Dass Dokumente problemlos erfunden werden können, ist weltliterarisch zur Genüge belegt und macht einschlägige Recherchen wie die von Falkner praktizierte Quellensuche zu einem überflüssigen Unterfangen, das die künstlerischen Sachverhalte eher verdunkelt denn erhellt. Die Poetizität von Danielewskis Prosa wird nicht auf der Bedeutungsebene, sondern vorab auf der Klangebene des Texts greifbar, und je weniger wir die Bedeutung gewisser Wörter oder Wortverbindungen zu erfassen vermögen, je fremder, je unbegreiflicher sie uns sind – desto mehr entfaltet sich, nicht anders als bei einem Zauberspruch, ihre magische Wirkung: „ – Gib die Zartest’, knurrkwurren / zähnefletschende Coydogs, die jeden zerreissen, / der sich vorbeiwagt. Ich wag es. / … / DREI ABGETACKELTE KUHABWATSCHER / ziehen ihre Pissdohlen. Zielen auf mich.“
Was soll man da verstehen wollen? Wo steckt die Bedeutung dessen, was der Autor allenfalls „zu sagen“ hat? Doch es geht hier nicht um die Bedeutung und deren Erklärung. Es geht darum, sinnlich wahrzunehmen, was dasteht, was verlautet. Nicht verstehen und wissen wollen kann das Ziel der Lektüre sein, vielmehr sind wir vom Autor eingeladen, auf den Text hinzusehen, ihm nachzuhören, uns mithin einzubringen in einen Sinnbildungsprozess eigener Art, der über geläufiges Lesen und rasches Kapieren weit hinausgeht. Aber auch weit hinaus über noch so angestrengtes Knobeln, das im Fall von „Only Revolutions“ – nicht anders als bei Kafka, Queneau, Nabokov – immer wieder zur Einsicht führt, dass des Rätsels Lösung das Rätsel als solches ist.

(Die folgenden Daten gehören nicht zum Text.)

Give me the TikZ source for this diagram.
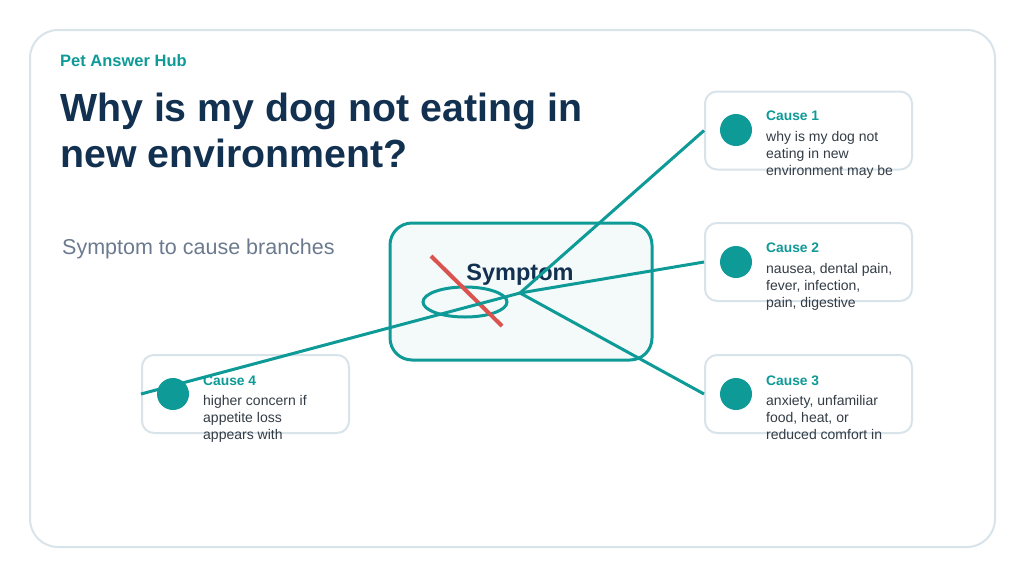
\documentclass[tikz,border=0pt]{standalone}
\usepackage{fontspec}
\setmainfont{Liberation Sans}
\usetikzlibrary{positioning, shapes.geometric}
\definecolor{hubteal}{HTML}{0E9A97}
\definecolor{hubnavy}{HTML}{12304F}
\definecolor{hubgray}{HTML}{6B7A8E}
\definecolor{hubtext}{HTML}{333C45}
\definecolor{hubline}{HTML}{D9E3EA}
\definecolor{hubred}{HTML}{D9534F}
\definecolor{hubfill}{HTML}{F4F9FA}

\begin{document}
\begin{tikzpicture}[x=1pt, y=-1pt,
    causebox/.style={rectangle, rounded corners=12pt, draw=hubline, line width=2pt, fill=white, minimum width=207pt, minimum height=78pt},
    dot/.style={circle, fill=hubteal, minimum size=32pt, inner sep=0pt},
    causetitle/.style={anchor=base west, inner sep=0pt, font=\fontsize{13.8}{16}\selectfont\bfseries, color=hubteal},
    causetext/.style={anchor=base west, inner sep=0pt, align=left, font=\fontsize{14}{17}\selectfont, color=hubtext},
    branch/.style={line width=3pt, color=hubteal}
]
\useasboundingbox (0,0) rectangle (1024,576);

% card
\draw[hubline, line width=2pt, rounded corners=28pt] (30,30) rectangle (995,547);

% heading (multi-line nodes sit on their last baseline)
\node[anchor=base west, inner sep=0pt, font=\fontsize{16.5}{20}\selectfont\bfseries, color=hubteal] (brand) at (60,66) {Pet Answer Hub};
\node[anchor=base west, inner sep=0pt, align=left, font=\fontsize{39.3}{46.5}\selectfont\bfseries, color=hubnavy] (title) at (60,167.5) {Why is my dog not eating in\\new environment?};
\node[anchor=base west, inner sep=0pt, font=\fontsize{21.5}{25}\selectfont, color=hubgray] (sub) at (62,254) {Symptom to cause branches};

% symptom
\node[rectangle, rounded corners=22pt, draw=hubteal, line width=3pt, fill=hubfill, minimum width=262pt, minimum height=137pt] (symptom) at (521,291.5) {};
\node[anchor=base, inner sep=0pt, font=\fontsize{23.5}{28}\selectfont\bfseries, color=hubnavy] (symlabel) at (520,280) {Symptom};
\node[ellipse, draw=hubteal, line width=3pt, minimum width=84pt, minimum height=30pt, inner sep=0pt] (ring) at (465,302) {};
\draw[hubred, line width=4pt] (431,256) -- (502,326);
\coordinate (hub) at (520,293);

% causes
\node[causebox] (c1) at (808.5,130.5) {};
\node[dot] (d1) at (736,130) {};
\node[causetitle] (t1) at (766,120) {Cause 1};
\node[causetext] (b1) at (766,175) {why is my dog not\\eating in new\\environment may be};

\node[causebox] (c2) at (808.5,262) {};
\node[dot] (d2) at (736,262) {};
\node[causetitle] (t2) at (766,252) {Cause 2};
\node[causetext] (b2) at (766,307) {nausea, dental pain,\\fever, infection,\\pain, digestive};

\node[causebox] (c3) at (808.5,394) {};
\node[dot] (d3) at (736,394) {};
\node[causetitle] (t3) at (766,385) {Cause 3};
\node[causetext] (b3) at (766,439) {anxiety, unfamiliar\\food, heat, or\\reduced comfort in};

\node[causebox] (c4) at (245.5,394) {};
\node[dot] (d4) at (173,394) {};
\node[causetitle] (t4) at (203,385) {Cause 4};
\node[causetext] (b4) at (203,439) {higher concern if\\appetite loss\\appears with};

% branches
\draw[branch] (hub) -- (c1.west);
\draw[branch] (hub) -- (c2.west);
\draw[branch] (hub) -- (c3.west);
\draw[branch] (hub) -- (c4.west);

\end{tikzpicture}
\end{document}
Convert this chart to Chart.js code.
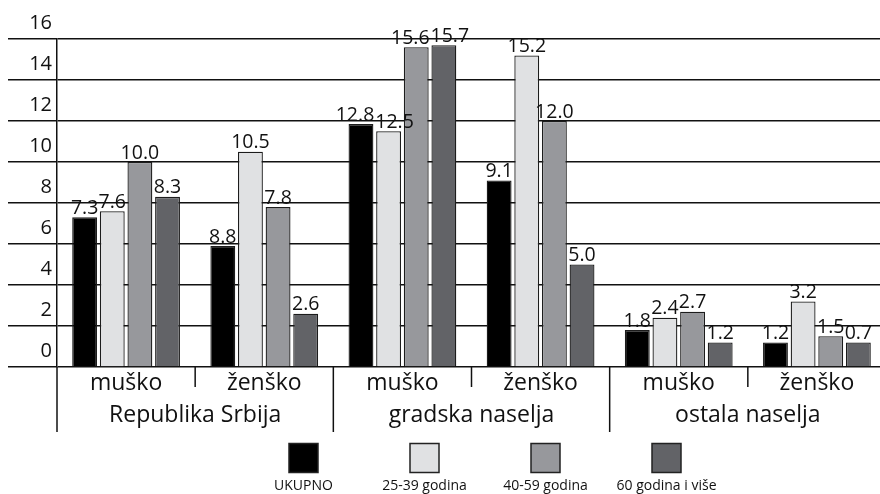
<!DOCTYPE html>
<html><head><meta charset="utf-8">
<script src="https://cdn.jsdelivr.net/npm/chart.js@4"></script>
<style>html,body{margin:0;padding:0;background:#fff;overflow:hidden;width:880px;height:494px}canvas{display:block}</style>
</head><body>
<canvas id="c" width="886" height="494" style="width:886px;height:494px"></canvas>
<script>
const subCategories = ['muško','ženško','muško','ženško','muško','ženško'];
const groupLabels = ['Republika Srbija','gradska naselja','ostala naselja'];
const seriesNames = ['UKUPNO','25-39 godina','40-59 godina','60 godina i više'];
const seriesColors = ['#000000','#e0e1e3','#97989c','#626367'];
// bar heights as drawn in the picture
const ukupno = [7.3, 5.9, 11.85, 9.1, 1.8, 1.2];
const age25_39 = [7.6, 10.5, 11.5, 15.2, 2.4, 3.2];
const age40_59 = [10.0, 7.8, 15.6, 12.0, 2.7, 1.5];
const age60plus = [8.3, 2.6, 15.7, 5.0, 1.2, 1.2];
// value labels as printed above the bars
const ukupnoLabels = ['7.3','8.8','12.8','9.1','1.8','1.2'];
const age25_39Labels = ['7.6','10.5','12.5','15.2','2.4','3.2'];
const age40_59Labels = ['10.0','7.8','15.6','12.0','2.7','1.5'];
const age60plusLabels = ['8.3','2.6','15.7','5.0','1.2','0.7'];
const yTicks = [0,2,4,6,8,10,12,14,16];

const seriesValues = [ukupno, age25_39, age40_59, age60plus];
const seriesLabels = [ukupnoLabels, age25_39Labels, age40_59Labels, age60plusLabels];
const INK = '#111111';

const decorPlugin = {
  id: 'decor',
  afterDatasetsDraw(chart) {
    const ctx = chart.ctx;
    ctx.save();
    ctx.fillStyle = INK;
    ctx.font = '19.5px "Open Sans"';
    ctx.textAlign = 'center';
    ctx.textBaseline = 'alphabetic';
    const nCat = subCategories.length, nDs = chart.data.datasets.length;
    for (let i = 0; i < nCat; i++) {
      const items = [];
      for (let di = 0; di < nDs; di++) {
        const bar = chart.getDatasetMeta(di).data[i];
        const text = seriesLabels[di][i];
        items.push({ text, x: bar.x, y: bar.y - 3.5, w: ctx.measureText(text).width });
      }
      // nudge neighbouring labels apart when they collide
      for (let k = 0; k < items.length - 1; k++) {
        const a = items[k], b = items[k + 1];
        if (Math.abs(a.y - b.y) < 12) {
          const overlap = (a.x + a.w / 2) - (b.x - b.w / 2);
          if (overlap > 0) { a.x -= overlap / 2 + 0.5; b.x += overlap / 2 + 0.5; }
        }
      }
      items.forEach(it => ctx.fillText(it.text, it.x, it.y));
    }
    ctx.restore();
  },
  afterDraw(chart) {
    const ctx = chart.ctx, xs = chart.scales.x, x2 = chart.scales.x2, area = chart.chartArea;
    ctx.save();
    ctx.strokeStyle = INK;
    ctx.lineWidth = 1.5;
    const n = subCategories.length;
    const step = xs.width / n;
    for (let i = 0; i <= n; i++) {
      const px = (i < n ? xs.getPixelForValue(i) - step / 2 : xs.getPixelForValue(n - 1) + step / 2);
      const long = i % 2 === 0;
      ctx.beginPath();
      ctx.moveTo(px, area.bottom);
      ctx.lineTo(px, long ? x2.bottom : xs.bottom - 11);
      ctx.stroke();
    }
    // legend: box above, text below
    const startX = 303.5, spacing = 121, box = 29, boxTop = 443.5;
    ctx.font = '14px "Open Sans"';
    ctx.textAlign = 'center';
    ctx.textBaseline = 'middle';
    chart.data.datasets.forEach((ds, di) => {
      const cx = startX + di * spacing;
      ctx.fillStyle = ds.backgroundColor;
      ctx.fillRect(cx - box / 2, boxTop, box, box);
      ctx.strokeStyle = '#222';
      ctx.lineWidth = 1.5;
      ctx.strokeRect(cx - box / 2, boxTop, box, box);
      ctx.fillStyle = INK;
      ctx.fillText(ds.label, cx, 486);
    });
    ctx.restore();
  }
};

function draw() {
  new Chart(document.getElementById('c'), {
    type: 'bar',
    data: {
      labels: subCategories,
      datasets: seriesNames.map((name, i) => ({
        label: name,
        data: seriesValues[i],
        backgroundColor: seriesColors[i],
        borderColor: '#1c1c1c',
        borderWidth: 1.3,
        categoryPercentage: 0.8,
        barPercentage: 0.9
      }))
    },
    options: {
      responsive: false,
      animation: false,
      devicePixelRatio: 1,
      layout: { padding: { top: 39, right: 0, bottom: 62, left: 0 } },
      plugins: { legend: { display: false }, tooltip: { enabled: false }, title: { display: false } },
      scales: {
        x: {
          type: 'category',
          position: 'bottom',
          weight: 1,
          grid: { display: false, drawTicks: false },
          border: { display: false },
          ticks: { color: INK, font: { size: 23, family: 'Open Sans' }, padding: 3, maxRotation: 0, autoSkip: false },
          afterFit(s) { s.height = 31; }
        },
        x2: {
          type: 'category',
          labels: groupLabels,
          position: 'bottom',
          weight: 2,
          offset: true,
          grid: { display: false, drawTicks: false },
          border: { display: false },
          ticks: { color: INK, font: { size: 23, family: 'Open Sans' }, padding: 4, maxRotation: 0, autoSkip: false },
          afterFit(s) { s.height = 34; }
        },
        y: {
          min: 0,
          max: 16,
          afterBuildTicks(s) { s.ticks = yTicks.map(v => ({ value: v })); },
          grid: { color: INK, lineWidth: 1.5, tickLength: 49, drawTicks: true },
          border: { display: true, color: INK, width: 1.5 },
          ticks: { color: INK, font: { size: 20, family: 'Open Sans' }, padding: -44, labelOffset: -16 },
          afterFit(s) { s.width = 57; }
        }
      }
    },
    plugins: [decorPlugin]
  });
}
if (document.fonts && document.fonts.load) {
  document.fonts.load('20px "Open Sans"').then(draw, draw);
} else { draw(); }
</script>
</body></html>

[Mark Z. Danielewski, Only Revolutions. Aus dem amerikanischen Englisch von Gerhard Falkner und Nora Matocza. Stuttgart 2012; Orig.: M. Z. D., Only Revolutions. The Democracy of Two Setout & Chronologically Arranged. New York 2006. – Gerhard Falkner, „Übersetzen in Pfahlbauweise und die Grundmauern der Pergamon Poems“, Volltext, Nr. 2, Wien 2012; ders., „Mon Dieuleuze! Translating Mark Z. Danielewski’s Only Revolutions für gehobene, meta-inhaltliche Kreise“, Schreibheft – Zeitschrift für Literatur, Nr. 79, Essen 2012.]